Do independent schools employ any unqualified teachers? It does sound more up my street but I would have to investigate further, but would I have any chance without completing a Maths PGCE? Having done half of it, I have got teaching experience but just so I know, would they say 'no' if I was to apply for a post?

(I know it would be better if I completed the maths pgce but I felt it necessary to discontinue that training)


Sorry, think I hijacked your thread with my rant up there.

Independent schools can employ unqualified teachers, but I think it would be pretty difficult to get in that way. Could you look into maybe working in an independent school in another capacity as an assistant or something, but make clear at all stages that you would be interested in taking up teaching there too?
Reply 59
Original post by John Mullen
Pleased to say I have left my Secondary Maths PGCE (further details in the flagship pgce-tired-stressed thread).

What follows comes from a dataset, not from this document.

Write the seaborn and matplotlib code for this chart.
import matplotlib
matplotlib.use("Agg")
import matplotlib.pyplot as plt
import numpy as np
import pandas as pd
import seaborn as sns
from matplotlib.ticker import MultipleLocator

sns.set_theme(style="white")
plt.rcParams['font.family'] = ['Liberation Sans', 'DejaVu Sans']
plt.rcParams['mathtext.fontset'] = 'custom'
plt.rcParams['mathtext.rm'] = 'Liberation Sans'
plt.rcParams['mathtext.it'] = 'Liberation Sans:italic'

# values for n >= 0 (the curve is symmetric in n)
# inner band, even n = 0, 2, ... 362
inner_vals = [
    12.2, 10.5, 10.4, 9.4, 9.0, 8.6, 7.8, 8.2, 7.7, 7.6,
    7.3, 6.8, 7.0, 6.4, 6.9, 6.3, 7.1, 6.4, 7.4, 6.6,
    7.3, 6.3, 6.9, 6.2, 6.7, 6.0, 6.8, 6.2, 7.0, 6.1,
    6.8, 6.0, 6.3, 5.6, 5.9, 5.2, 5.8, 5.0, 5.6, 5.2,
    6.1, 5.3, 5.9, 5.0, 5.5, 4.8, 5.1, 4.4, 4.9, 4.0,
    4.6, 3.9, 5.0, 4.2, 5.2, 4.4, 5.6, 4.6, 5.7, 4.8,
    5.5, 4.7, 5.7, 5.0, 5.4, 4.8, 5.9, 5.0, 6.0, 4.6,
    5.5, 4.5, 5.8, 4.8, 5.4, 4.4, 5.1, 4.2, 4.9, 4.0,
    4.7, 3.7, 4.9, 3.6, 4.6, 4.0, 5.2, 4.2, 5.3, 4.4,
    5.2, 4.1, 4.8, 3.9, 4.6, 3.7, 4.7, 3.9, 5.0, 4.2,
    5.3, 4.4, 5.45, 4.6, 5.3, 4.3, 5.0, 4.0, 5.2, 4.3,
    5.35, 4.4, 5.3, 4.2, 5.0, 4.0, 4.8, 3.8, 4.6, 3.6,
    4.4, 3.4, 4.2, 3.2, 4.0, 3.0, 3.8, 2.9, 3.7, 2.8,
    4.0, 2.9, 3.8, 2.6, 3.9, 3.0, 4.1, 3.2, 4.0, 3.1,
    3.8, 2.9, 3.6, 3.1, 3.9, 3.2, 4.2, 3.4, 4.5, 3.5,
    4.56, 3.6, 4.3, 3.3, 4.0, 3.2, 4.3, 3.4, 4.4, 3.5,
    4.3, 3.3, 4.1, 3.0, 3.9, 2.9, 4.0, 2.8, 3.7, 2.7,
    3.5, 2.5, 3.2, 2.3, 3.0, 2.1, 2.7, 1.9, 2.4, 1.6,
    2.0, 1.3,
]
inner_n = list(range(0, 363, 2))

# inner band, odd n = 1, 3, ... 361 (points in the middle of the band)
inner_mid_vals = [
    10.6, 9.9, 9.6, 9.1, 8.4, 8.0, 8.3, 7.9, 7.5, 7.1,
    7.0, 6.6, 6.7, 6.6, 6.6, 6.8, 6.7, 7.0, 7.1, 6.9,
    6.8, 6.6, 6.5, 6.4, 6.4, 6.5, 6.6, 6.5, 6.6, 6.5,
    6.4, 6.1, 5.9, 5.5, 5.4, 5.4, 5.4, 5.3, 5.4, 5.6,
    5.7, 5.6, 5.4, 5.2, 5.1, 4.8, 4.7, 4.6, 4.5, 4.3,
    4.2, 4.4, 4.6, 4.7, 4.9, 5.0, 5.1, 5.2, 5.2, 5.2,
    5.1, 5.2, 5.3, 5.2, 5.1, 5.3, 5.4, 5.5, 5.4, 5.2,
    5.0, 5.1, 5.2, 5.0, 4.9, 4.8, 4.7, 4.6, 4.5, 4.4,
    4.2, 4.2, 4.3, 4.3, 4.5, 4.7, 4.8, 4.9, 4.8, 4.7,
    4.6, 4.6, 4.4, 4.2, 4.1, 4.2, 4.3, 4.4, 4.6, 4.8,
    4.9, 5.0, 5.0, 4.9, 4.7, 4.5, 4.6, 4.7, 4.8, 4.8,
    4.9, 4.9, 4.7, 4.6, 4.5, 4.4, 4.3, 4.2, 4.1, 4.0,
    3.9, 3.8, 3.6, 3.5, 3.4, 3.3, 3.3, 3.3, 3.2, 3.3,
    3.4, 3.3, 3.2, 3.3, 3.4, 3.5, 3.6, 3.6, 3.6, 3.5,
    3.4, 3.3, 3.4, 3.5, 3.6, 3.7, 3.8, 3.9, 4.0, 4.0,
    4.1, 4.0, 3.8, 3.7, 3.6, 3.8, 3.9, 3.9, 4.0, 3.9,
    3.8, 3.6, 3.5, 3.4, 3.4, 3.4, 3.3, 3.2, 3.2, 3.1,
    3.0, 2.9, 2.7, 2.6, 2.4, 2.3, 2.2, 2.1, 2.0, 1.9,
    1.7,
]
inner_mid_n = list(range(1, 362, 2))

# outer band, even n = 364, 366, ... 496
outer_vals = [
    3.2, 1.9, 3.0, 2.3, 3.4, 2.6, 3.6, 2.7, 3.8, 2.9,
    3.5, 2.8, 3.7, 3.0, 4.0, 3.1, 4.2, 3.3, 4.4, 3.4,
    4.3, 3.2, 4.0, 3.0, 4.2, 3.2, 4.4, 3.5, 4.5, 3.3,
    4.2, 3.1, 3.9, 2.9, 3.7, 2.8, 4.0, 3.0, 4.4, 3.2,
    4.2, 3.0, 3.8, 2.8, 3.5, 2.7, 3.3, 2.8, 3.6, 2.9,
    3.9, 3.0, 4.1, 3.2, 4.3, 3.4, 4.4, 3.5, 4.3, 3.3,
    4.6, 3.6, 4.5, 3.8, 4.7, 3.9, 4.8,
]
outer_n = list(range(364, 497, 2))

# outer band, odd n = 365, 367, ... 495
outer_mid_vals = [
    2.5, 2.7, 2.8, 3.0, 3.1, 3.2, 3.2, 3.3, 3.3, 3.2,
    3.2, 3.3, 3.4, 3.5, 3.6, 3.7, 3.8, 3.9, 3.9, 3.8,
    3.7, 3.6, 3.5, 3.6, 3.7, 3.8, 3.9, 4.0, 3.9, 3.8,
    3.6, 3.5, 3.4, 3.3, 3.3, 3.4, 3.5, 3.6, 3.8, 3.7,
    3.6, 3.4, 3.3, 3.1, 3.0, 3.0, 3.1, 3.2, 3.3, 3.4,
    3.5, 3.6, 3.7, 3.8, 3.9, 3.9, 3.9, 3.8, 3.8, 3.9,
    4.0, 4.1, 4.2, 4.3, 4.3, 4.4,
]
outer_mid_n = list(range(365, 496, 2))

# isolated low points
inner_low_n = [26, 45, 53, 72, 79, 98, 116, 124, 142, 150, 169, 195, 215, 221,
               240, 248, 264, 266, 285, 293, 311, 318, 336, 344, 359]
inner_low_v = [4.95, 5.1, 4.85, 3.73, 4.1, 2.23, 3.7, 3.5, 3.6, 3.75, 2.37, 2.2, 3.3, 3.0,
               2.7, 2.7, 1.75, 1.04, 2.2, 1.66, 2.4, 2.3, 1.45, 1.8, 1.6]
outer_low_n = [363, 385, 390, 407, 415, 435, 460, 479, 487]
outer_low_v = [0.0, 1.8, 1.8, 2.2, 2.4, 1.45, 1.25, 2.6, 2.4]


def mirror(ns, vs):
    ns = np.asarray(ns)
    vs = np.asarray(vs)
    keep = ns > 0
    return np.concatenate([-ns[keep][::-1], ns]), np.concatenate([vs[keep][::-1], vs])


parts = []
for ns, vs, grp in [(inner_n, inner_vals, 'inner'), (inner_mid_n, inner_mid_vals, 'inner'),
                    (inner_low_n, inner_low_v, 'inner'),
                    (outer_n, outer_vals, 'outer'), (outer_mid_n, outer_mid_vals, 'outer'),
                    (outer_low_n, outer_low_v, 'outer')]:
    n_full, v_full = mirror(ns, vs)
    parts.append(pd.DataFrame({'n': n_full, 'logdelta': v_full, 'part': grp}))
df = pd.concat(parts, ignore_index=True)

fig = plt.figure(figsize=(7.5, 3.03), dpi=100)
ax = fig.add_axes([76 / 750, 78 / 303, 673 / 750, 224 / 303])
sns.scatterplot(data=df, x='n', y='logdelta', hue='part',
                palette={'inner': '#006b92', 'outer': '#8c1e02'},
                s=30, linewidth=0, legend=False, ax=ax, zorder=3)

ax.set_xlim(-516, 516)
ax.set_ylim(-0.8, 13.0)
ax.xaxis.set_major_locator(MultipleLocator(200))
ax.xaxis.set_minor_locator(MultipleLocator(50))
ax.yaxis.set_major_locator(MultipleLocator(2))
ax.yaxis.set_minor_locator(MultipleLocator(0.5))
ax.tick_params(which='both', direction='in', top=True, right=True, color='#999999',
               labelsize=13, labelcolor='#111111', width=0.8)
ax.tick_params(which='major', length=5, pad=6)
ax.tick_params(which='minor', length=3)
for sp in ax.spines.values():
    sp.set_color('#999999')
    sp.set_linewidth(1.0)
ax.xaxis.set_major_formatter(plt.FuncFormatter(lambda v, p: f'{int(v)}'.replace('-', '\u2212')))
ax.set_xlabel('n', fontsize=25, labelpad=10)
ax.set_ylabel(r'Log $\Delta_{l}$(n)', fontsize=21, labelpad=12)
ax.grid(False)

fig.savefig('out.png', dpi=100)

Do independent schools employ any unqualified teachers? It does sound more up my street but I would have to investigate further, but would I have any chance without completing a Maths PGCE? Having done half of it, I have got teaching experience but just so I know, would they say 'no' if I was to apply for a post?

(I know it would be better if I completed the maths pgce but I felt it necessary to discontinue that training)


I heard you don't need any qualification for private teaching but you need experience and references. Can you provide that?